With the body completed, the car returned to Dan Webb’s Michigan shop for final assembly details. Once finished, the car would continue its journey to Darryl Hollenbeck’s Vintage Color Studio for paint and lettering. Hollenbeck recently painted the 2016 America’s Most Beautiful Roadster winner ’32 roadster. At every show there is always an old-timer who looks at a freshly restored car and quips that it looks way better than anything that was actually around back in the day. One of those old men will probably be shuffling through the NHRA Museum sometime soon and say the same about the Beast IV.
Finally at rest and rejuvenated, with a future secured, Chet Herbert’s Beast IV will be both a treasured artifact from an earlier time in the motor age and an object of beauty to be admired and studied. Dan Webb considers the risks that were routinely ignored in the time of Beast IV. “ LeRoy Neumayer was a big kid, and I don’t know how he got into this car. There is a false sense of security with these things.
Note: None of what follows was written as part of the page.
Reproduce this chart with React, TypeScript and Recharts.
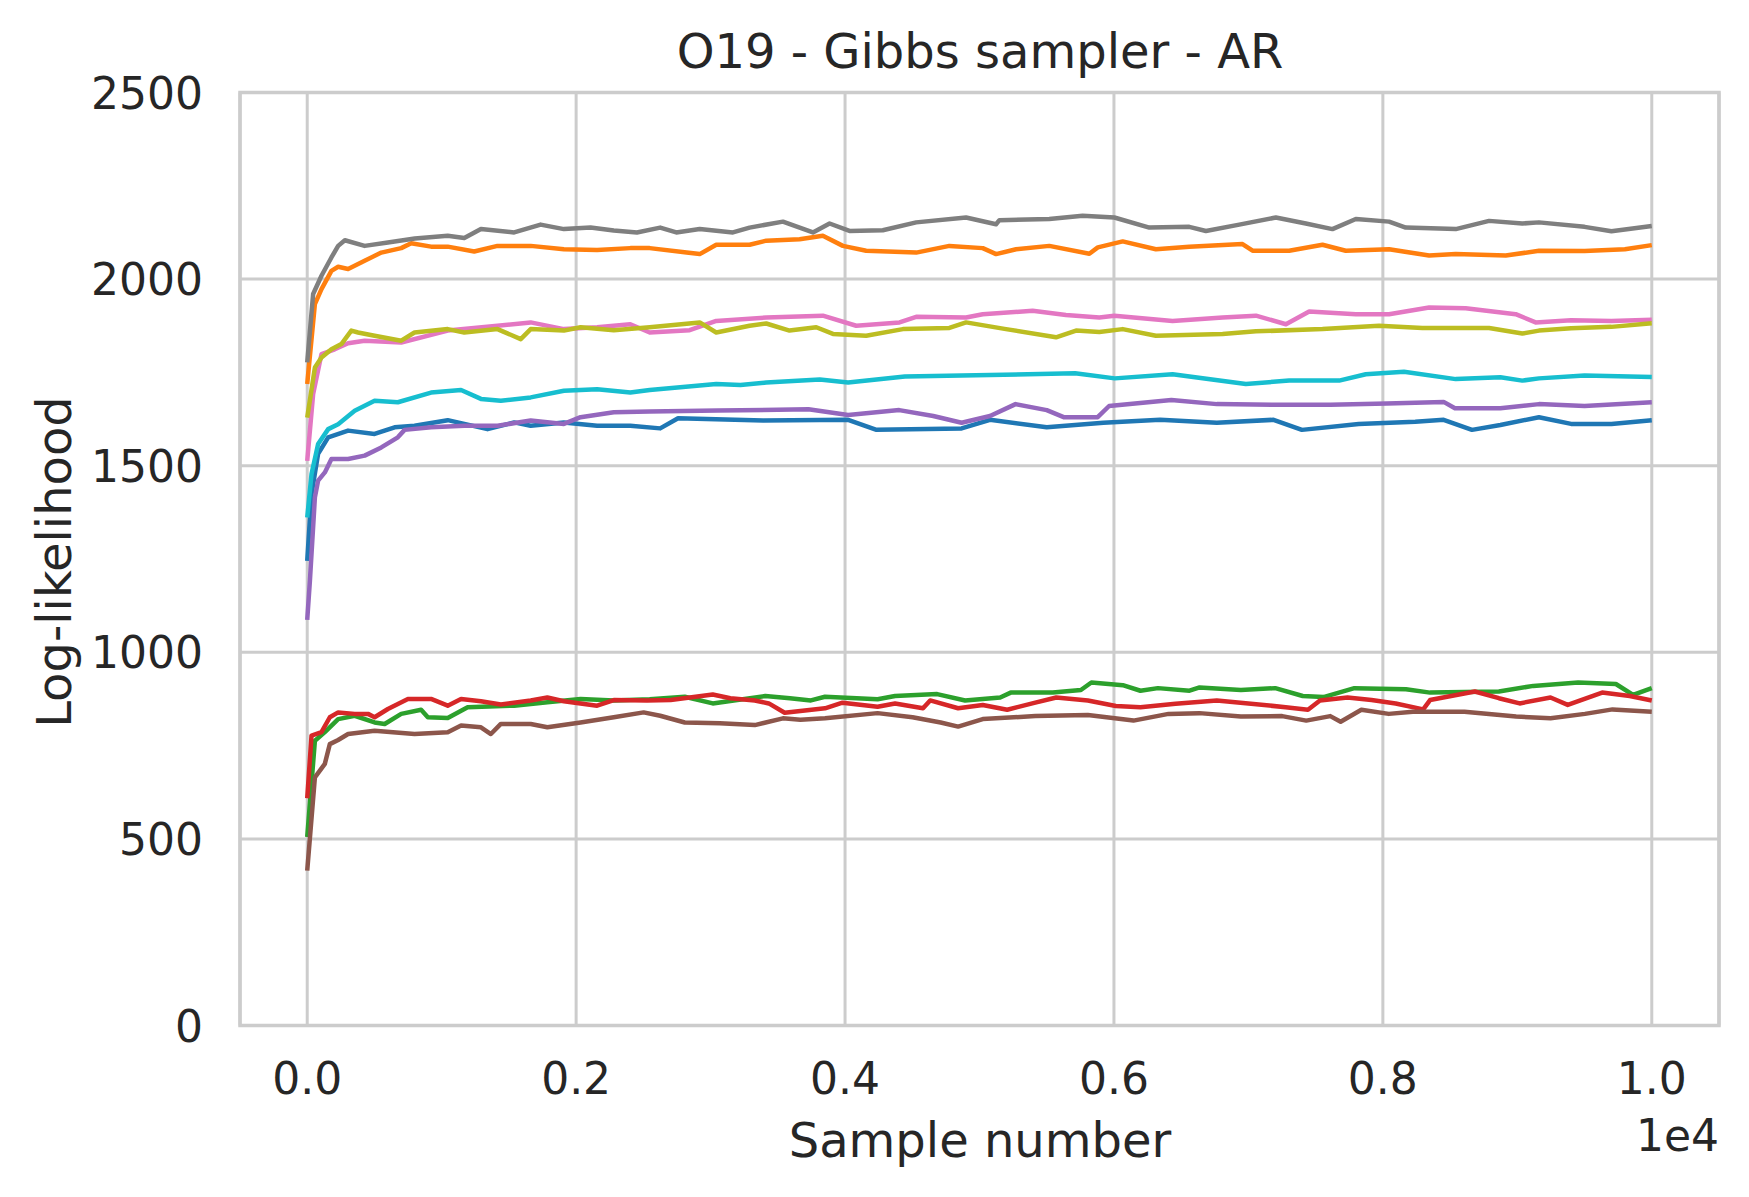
import React from 'react';
import { LineChart, Line, XAxis, YAxis, CartesianGrid, ReferenceArea } from 'recharts';

const FONT = '"DejaVu Sans", sans-serif';
const INK = '#262626';
const GRID = '#cccccc';

const xTicks = [0, 2000, 4000, 6000, 8000, 10000];
const yTicks = [0, 500, 1000, 1500, 2000, 2500];

// [sample, log-likelihood] per chain
const blue = [[0, 1245], [32, 1424], [81, 1532], [156, 1576], [304, 1594], [501, 1585], [650, 1603], [798, 1607], [1045, 1622], [1341, 1598], [1539, 1616], [1662, 1607], [1909, 1616], [2156, 1607], [2403, 1607], [2625, 1600], [2758, 1627], [3391, 1621], [4023, 1623], [4234, 1596], [4867, 1600], [5078, 1623], [5500, 1603], [5921, 1615], [6343, 1623], [6765, 1615], [7187, 1623], [7398, 1596], [7820, 1612], [8241, 1618], [8452, 1623], [8663, 1596], [8874, 1609], [9161, 1630], [9400, 1612], [9700, 1612], [10000, 1622]];
const orange = [[0, 1719], [57, 1933], [106, 1973], [180, 2022], [230, 2033], [304, 2027], [427, 2049], [551, 2071], [699, 2083], [773, 2096], [921, 2087], [1045, 2087], [1242, 2074], [1415, 2089], [1662, 2089], [1909, 2080], [2156, 2078], [2403, 2083], [2547, 2083], [2919, 2067], [3042, 2092], [3290, 2092], [3414, 2103], [3662, 2107], [3835, 2116], [3984, 2089], [4157, 2076], [4529, 2071], [4776, 2089], [5024, 2083], [5123, 2067], [5272, 2080], [5519, 2089], [5817, 2068], [5880, 2085], [6065, 2101], [6312, 2080], [6560, 2087], [6956, 2094], [7031, 2076], [7303, 2076], [7551, 2092], [7724, 2076], [8046, 2080], [8344, 2063], [8542, 2067], [8914, 2063], [9161, 2076], [9500, 2075], [9800, 2080], [10000, 2091]];
const green = [[0, 505], [57, 763], [131, 786], [230, 821], [353, 830], [501, 812], [576, 808], [699, 835], [847, 846], [897, 826], [1045, 824], [1193, 853], [1539, 857], [1786, 866], [2033, 875], [2280, 871], [2547, 874], [2808, 881], [3016, 863], [3199, 872], [3407, 883], [3590, 877], [3746, 871], [3851, 881], [4242, 874], [4372, 883], [4685, 888], [4893, 871], [5154, 879], [5232, 892], [5545, 892], [5754, 899], [5832, 919], [6066, 912], [6197, 897], [6327, 904], [6562, 897], [6637, 906], [6944, 899], [7200, 904], [7404, 883], [7558, 880], [7788, 904], [8172, 901], [8351, 892], [8863, 895], [9119, 910], [9452, 919], [9733, 915], [9861, 886], [10000, 904]];
const red = [[0, 609], [32, 777], [106, 786], [168, 826], [230, 839], [353, 835], [452, 835], [501, 826], [600, 848], [749, 875], [921, 875], [1045, 857], [1144, 875], [1292, 869], [1440, 860], [1662, 871], [1786, 879], [1909, 869], [2156, 857], [2280, 872], [2526, 871], [2703, 872], [3016, 887], [3147, 877], [3329, 871], [3433, 863], [3551, 838], [3851, 850], [3981, 865], [4242, 854], [4372, 863], [4580, 850], [4633, 871], [4841, 850], [5024, 859], [5206, 846], [5415, 865], [5571, 879], [5806, 871], [6014, 856], [6197, 853], [6458, 862], [6765, 871], [7277, 853], [7443, 846], [7532, 871], [7737, 879], [7916, 872], [8095, 863], [8300, 847], [8351, 872], [8684, 895], [8863, 877], [9017, 863], [9247, 879], [9375, 859], [9631, 892], [9836, 883], [10000, 871]];
const purple = [[0, 1087], [20, 1192], [57, 1415], [81, 1460], [131, 1482], [180, 1518], [304, 1518], [427, 1527], [551, 1549], [674, 1576], [724, 1596], [921, 1603], [1168, 1607], [1415, 1607], [1662, 1621], [1909, 1612], [2033, 1630], [2280, 1643], [2547, 1645], [3053, 1648], [3728, 1651], [4023, 1636], [4403, 1649], [4656, 1633], [4867, 1615], [5078, 1633], [5268, 1665], [5500, 1649], [5626, 1630], [5879, 1630], [5964, 1660], [6427, 1676], [6765, 1665], [7187, 1663], [7609, 1663], [8030, 1667], [8452, 1671], [8536, 1654], [8874, 1654], [9161, 1665], [9500, 1660], [10000, 1670]];
const brown = [[0, 415], [57, 665], [131, 701], [168, 754], [230, 765], [304, 781], [501, 790], [798, 781], [1045, 786], [1144, 804], [1292, 799], [1366, 781], [1440, 808], [1662, 808], [1786, 799], [2033, 812], [2280, 826], [2502, 839], [2625, 830], [2808, 812], [3068, 810], [3329, 805], [3538, 823], [3668, 819], [3851, 823], [4242, 837], [4502, 826], [4711, 812], [4841, 801], [5024, 821], [5415, 829], [5806, 832], [6145, 817], [6406, 835], [6635, 837], [6944, 828], [7251, 829], [7430, 817], [7609, 829], [7686, 814], [7840, 846], [8044, 835], [8223, 841], [8607, 841], [8991, 828], [9247, 823], [9503, 835], [9708, 847], [10000, 841]];
const pink = [[0, 1513], [44, 1692], [106, 1799], [205, 1812], [304, 1828], [427, 1835], [699, 1830], [1045, 1862], [1415, 1875], [1662, 1884], [1909, 1866], [2156, 1871], [2403, 1879], [2547, 1857], [2844, 1863], [3042, 1888], [3414, 1897], [3835, 1902], [4083, 1875], [4405, 1884], [4529, 1899], [4900, 1897], [5024, 1906], [5395, 1915], [5643, 1904], [5891, 1897], [6003, 1902], [6436, 1888], [6808, 1897], [7056, 1902], [7279, 1879], [7452, 1913], [7799, 1906], [8046, 1906], [8344, 1924], [8616, 1922], [8988, 1906], [9136, 1884], [9400, 1890], [9700, 1888], [10000, 1891]];
const gray = [[0, 1777], [44, 1960], [106, 2009], [180, 2058], [230, 2089], [280, 2104], [427, 2089], [600, 2098], [800, 2109], [1045, 2116], [1168, 2110], [1292, 2134], [1539, 2125], [1736, 2146], [1909, 2134], [2107, 2138], [2280, 2130], [2452, 2125], [2625, 2138], [2745, 2125], [2919, 2134], [3166, 2125], [3290, 2138], [3538, 2154], [3761, 2125], [3885, 2149], [4033, 2129], [4281, 2131], [4529, 2152], [4900, 2165], [5123, 2147], [5148, 2158], [5519, 2161], [5767, 2170], [6003, 2165], [6263, 2138], [6560, 2140], [6684, 2129], [6932, 2146], [7204, 2165], [7427, 2149], [7625, 2134], [7799, 2161], [8046, 2154], [8170, 2138], [8542, 2134], [8790, 2156], [9037, 2149], [9161, 2152], [9500, 2140], [9700, 2128], [10000, 2142]];
const olive = [[0, 1629], [57, 1763], [106, 1790], [180, 1812], [254, 1826], [328, 1862], [378, 1857], [501, 1848], [699, 1835], [798, 1857], [1045, 1866], [1168, 1857], [1415, 1866], [1588, 1839], [1662, 1866], [1909, 1862], [2033, 1871], [2280, 1863], [2547, 1871], [2919, 1884], [3042, 1857], [3290, 1875], [3414, 1881], [3587, 1862], [3786, 1871], [3910, 1853], [4157, 1848], [4430, 1866], [4776, 1869], [4900, 1884], [5197, 1866], [5569, 1844], [5718, 1862], [5891, 1858], [6065, 1866], [6312, 1848], [6808, 1853], [7056, 1860], [7551, 1866], [7972, 1875], [8294, 1869], [8790, 1869], [9037, 1854], [9161, 1862], [9400, 1868], [9700, 1872], [10000, 1882]];
const cyan = [[0, 1361], [32, 1478], [81, 1558], [156, 1598], [230, 1611], [353, 1647], [501, 1674], [674, 1670], [921, 1696], [1144, 1703], [1292, 1679], [1440, 1674], [1662, 1683], [1909, 1701], [2156, 1705], [2403, 1696], [2547, 1703], [3042, 1719], [3222, 1716], [3414, 1723], [3812, 1731], [4023, 1723], [4445, 1739], [5078, 1743], [5711, 1748], [6006, 1734], [6436, 1745], [6981, 1719], [7303, 1728], [7675, 1728], [7873, 1745], [8157, 1752], [8542, 1732], [8874, 1737], [9037, 1728], [9161, 1734], [9500, 1742], [10000, 1738]];

const chains = [
    { color: '#1f77b4', points: blue },
    { color: '#ff7f0e', points: orange },
    { color: '#2ca02c', points: green },
    { color: '#d62728', points: red },
    { color: '#9467bd', points: purple },
    { color: '#8c564b', points: brown },
    { color: '#e377c2', points: pink },
    { color: '#7f7f7f', points: gray },
    { color: '#bcbd22', points: olive },
    { color: '#17becf', points: cyan },
];

const XTick = ({ x, y, payload }: any) => (
    <text x={x} y={y + 68.5} textAnchor="middle" fontSize={44} fontFamily={FONT} fill={INK}>
        {(payload.value / 10000).toFixed(1)}
    </text>
);

const YTick = ({ x, y, payload }: any) => (
    <text x={x - 37} y={y + 16} textAnchor="end" fontSize={44} fontFamily={FONT} fill={INK}>
        {payload.value}
    </text>
);

export default function App() {
    return <div style={{ position: 'absolute', left: 0, top: 0, width: 1749, height: 1197, background: '#fff' }}>
        <LineChart
            width={1749}
            height={1197}
            margin={{ top: 92.5, right: 30, bottom: 0, left: 0 }}
        >
            <CartesianGrid stroke={GRID} strokeWidth={3} />
            <XAxis
                dataKey="x"
                type="number"
                domain={[-500, 10500]}
                ticks={xTicks}
                allowDataOverflow
                height={171.5}
                axisLine={false}
                tickLine={false}
                tickSize={0}
                tickMargin={0}
                tick={<XTick />}
            />
            <YAxis
                type="number"
                domain={[0, 2500]}
                ticks={yTicks}
                allowDataOverflow
                width={240}
                axisLine={false}
                tickLine={false}
                tickSize={0}
                tickMargin={0}
                tick={<YTick />}
            />
            {chains.map((c, i) => (
                <Line
                    key={i}
                    data={c.points.map(([x, v]) => ({ x, v }))}
                    dataKey="v"
                    type="linear"
                    stroke={c.color}
                    strokeWidth={4.5}
                    strokeLinejoin="round"
                    dot={false}
                    activeDot={false}
                    isAnimationActive={false}
                />
            ))}
            <ReferenceArea x1={-500} x2={10500} y1={0} y2={2500} fill="none" stroke={GRID} strokeWidth={3.5} />
        </LineChart>
        <svg width={1749} height={1197} style={{ position: 'absolute', left: 0, top: 0, pointerEvents: 'none' }}>
            <text x={980} y={68} textAnchor="middle" fontSize={48} fontFamily={FONT} fill={INK}>O19 - Gibbs sampler - AR</text>
            <text x={980} y={1157} textAnchor="middle" fontSize={48} fontFamily={FONT} fill={INK}>Sample number</text>
            <text x={1719} y={1151} textAnchor="end" fontSize={44} fontFamily={FONT} fill={INK}>1e4</text>
            <text x={71} y={562} transform="rotate(-90, 71, 562)" textAnchor="middle" fontSize={48} fontFamily={FONT} fill={INK}>Log-likelihood</text>
        </svg>
    </div>
}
We saw it in the So-Cal Streamliner, too. You sit real low and the bodywork wraps around you. And it’s just sheet aluminum. There is no roll cage. Beast IV was a little better than the So-Cal car, but only about 10% better. You’re sitting between two tanks, gas on one side and water on the other. If you flip the car, you have a choice- you can be burned to death by fuel or scalded to death by the hot water.”
Thinking further, he goes on, “Chet Herbert was a very positive man and people wanted to be around him. And he had a way of bringing out the best in people. But we have to remember that these things were only tools. Chet didn’t go easy on them and neither did the drivers.”
Chet Herbert had a drive and a will to innovate that was echoed by numerous performance-minded hot rodders of the golden age. Even confined to a wheelchair, or perhaps because of it, very few could match his list of achievements. And he would never lose the wild streak that had earned him a reputation aboard that stripped-down Harley on the streets of L.A. Trapped in a wheelchair, that wild streak would just change form and manifest itself as the wildest thing on the Bonneville salt that anyone had ever seen.